Session Submission Type: Panel

Brief Description

This panel explores the symbiotic relationship between visual elements and storytelling in literary works. From book covers and illustrations to graphic novels and multimedia adaptations, visual storytelling plays a vital role in shaping our understanding and interpretation of literature. The papers examine the dynamic interplay between text and image, showcasing how visual narratives can amplify the impact of literary works.
Sooyeon Lee’s paper “Beyond Text: Illustration as Translation in the Soviet-North Korean Children’s Literature” conducts a comparative analysis of illustrations in translations between Soviet and North Korean children’s literature, emphasizing illustration as a form of translation. It explores techniques and trends in the translation process, aiming to reveal the underlying purposes and motivations influencing these practices.

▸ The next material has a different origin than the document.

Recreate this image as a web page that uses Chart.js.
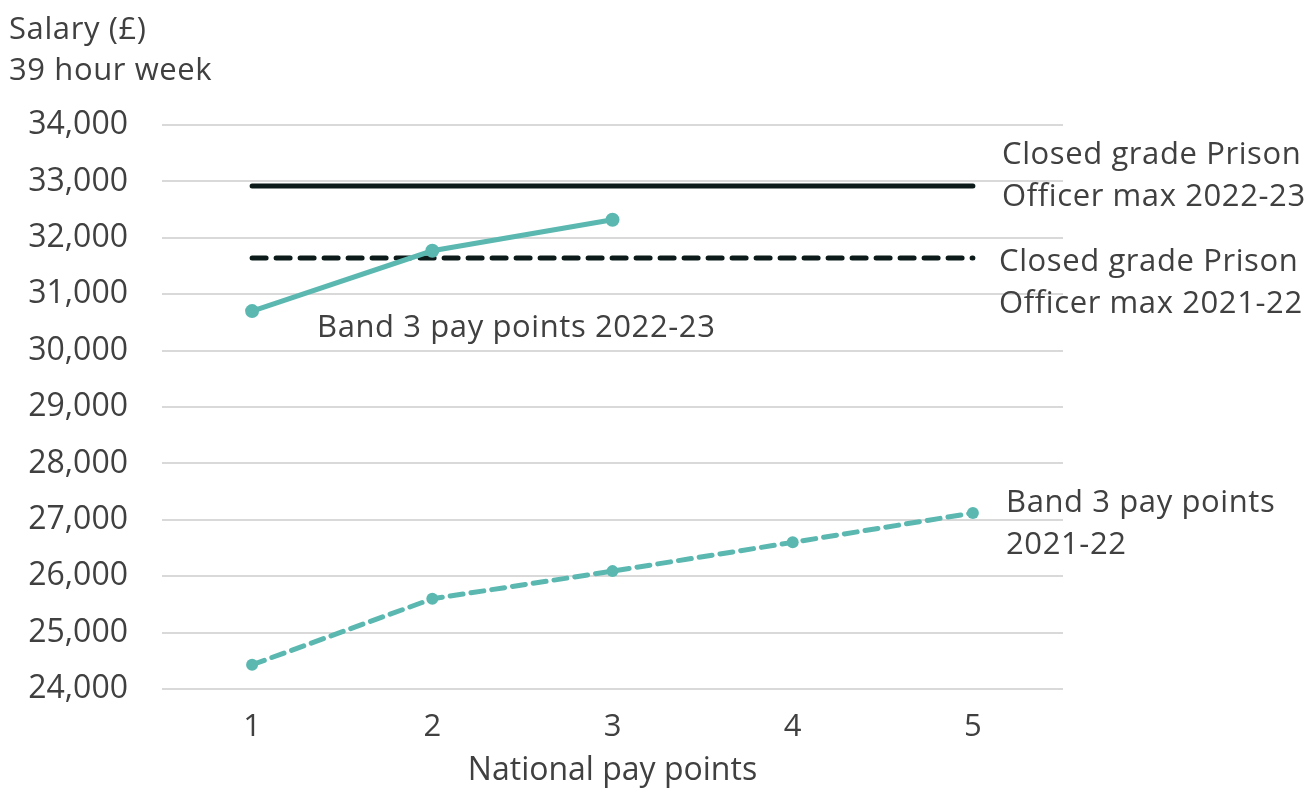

Ksenia Un’s paper, “The Bear and the ‘Type’: Patterns of Representation in Illustrated Publications and Periodicals of the Late Russian Empire,” examines 19th and early 20th-century drawings in late Russian Empire’s publications. It contends that the prevalence of the photographic "type" in late imperial visual culture, starting from the 1860s, constrains artistic expression in European periodicals and ethnographic publications, reinforcing an implicit narrative of imperial dominance over non-Slavic and non-Eastern Orthodox communities.
Julia Denne’s paper, “Religion and Ethnography in Alisa Poret’s Early Children’s Illustrations,” explores Alisa Poret's illustrations for “The Exhibition of Gods” and “Whose Toys Are These?” (both 1930), which transform conventional Soviet anti-religious propaganda into an ethnographically accurate and symbolically sinister world, aligning with the avant-garde vision and studied by Soviet ethnographers.